4. What is t-SNE and How to apply t-SNE ?
t-Distributed Stochastic Neighbor Embedding (t-SNE) is an unsupervised, non-linear technique primarily used for data exploration and visualizing high-dimensional data. In simpler terms, t-SNE gives you a feel or intuition of how the data is arranged in a high-dimensional space.
Let’s understand each and every term in details.
Scholastic – Not definite but random probability
Neighbourhood – Concerned only about retaining the structure of neighbourhood points.
Embedding – It means picking up a point from high dimensional space and placing it into lower dimension
5. How to apply t-SNE ?
Basically, it measure similarities between points in the high dimensional space.
Let’s see below image and try to understand the algorithm.
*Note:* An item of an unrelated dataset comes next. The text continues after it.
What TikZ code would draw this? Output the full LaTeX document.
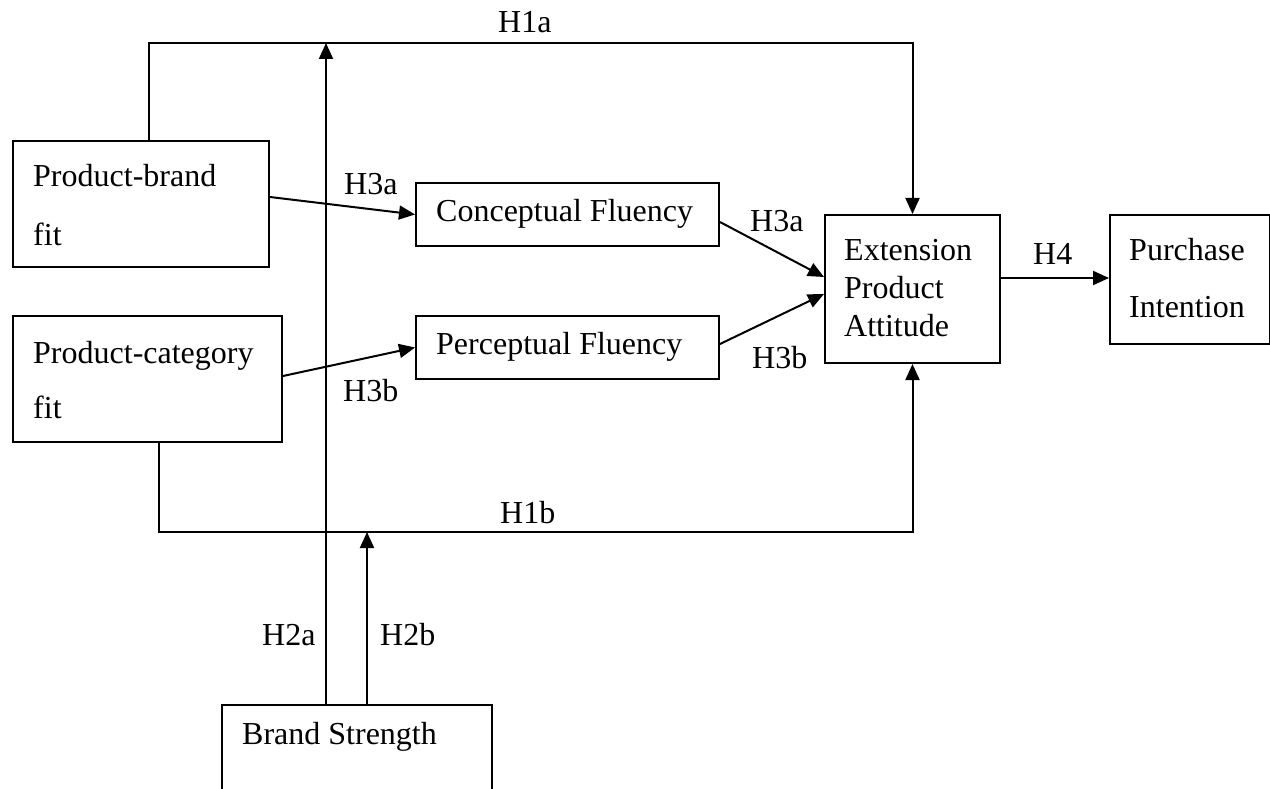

Suppose we are reducing d-dimensional data into 2-dimensional data using t-SNE.
From the above picture we can see that x2 and x3 are in the neighborhood of x1 [N(x1) = {x2, x3}] and x5 is in the neighborhood of x4 [N(x4) = {x5}].
As t-SNE preserves the distances in a neighborhood,
d(x1, x2) ≈ d(x’1, x’2)
d(x1, x3) ≈ d(x’1, x’3)
d(x4, x5) ≈ d(x’4, x’5)
For every point, it constructs a notion of which other points are its ‘neighbors,’ trying to make all points have the same number of neighbors. Then it tries to embed them so that those points all have the same number of neighbors.
6. What is Crowding problem?
Sometimes it is impossible to preserve the distances in all the neighbourhoods. This problem is called Crowding Problem or When we model a high-dimensional dataset in 2 (or 3) dimensions, it is difficult to segregate the nearby datapoints from moderately distant datapoints and gaps can not form between natural clusters.
For example, when a data point, ‘x’ is a neighbor to 2 data points that are not neighboring to each other, this may result in losing the neighborhood of ‘x’ with one of the data points as t-SNE is concerned only within the neighborhood zone.
7. How to interpret t-SNE output?
There are 3 parameters
a) Steps: number of iterations.
b) Perplexity: can be thought of as the number of neighboring points.
c) Epsilon: It is for data visualization and determines the speed which it should be changed.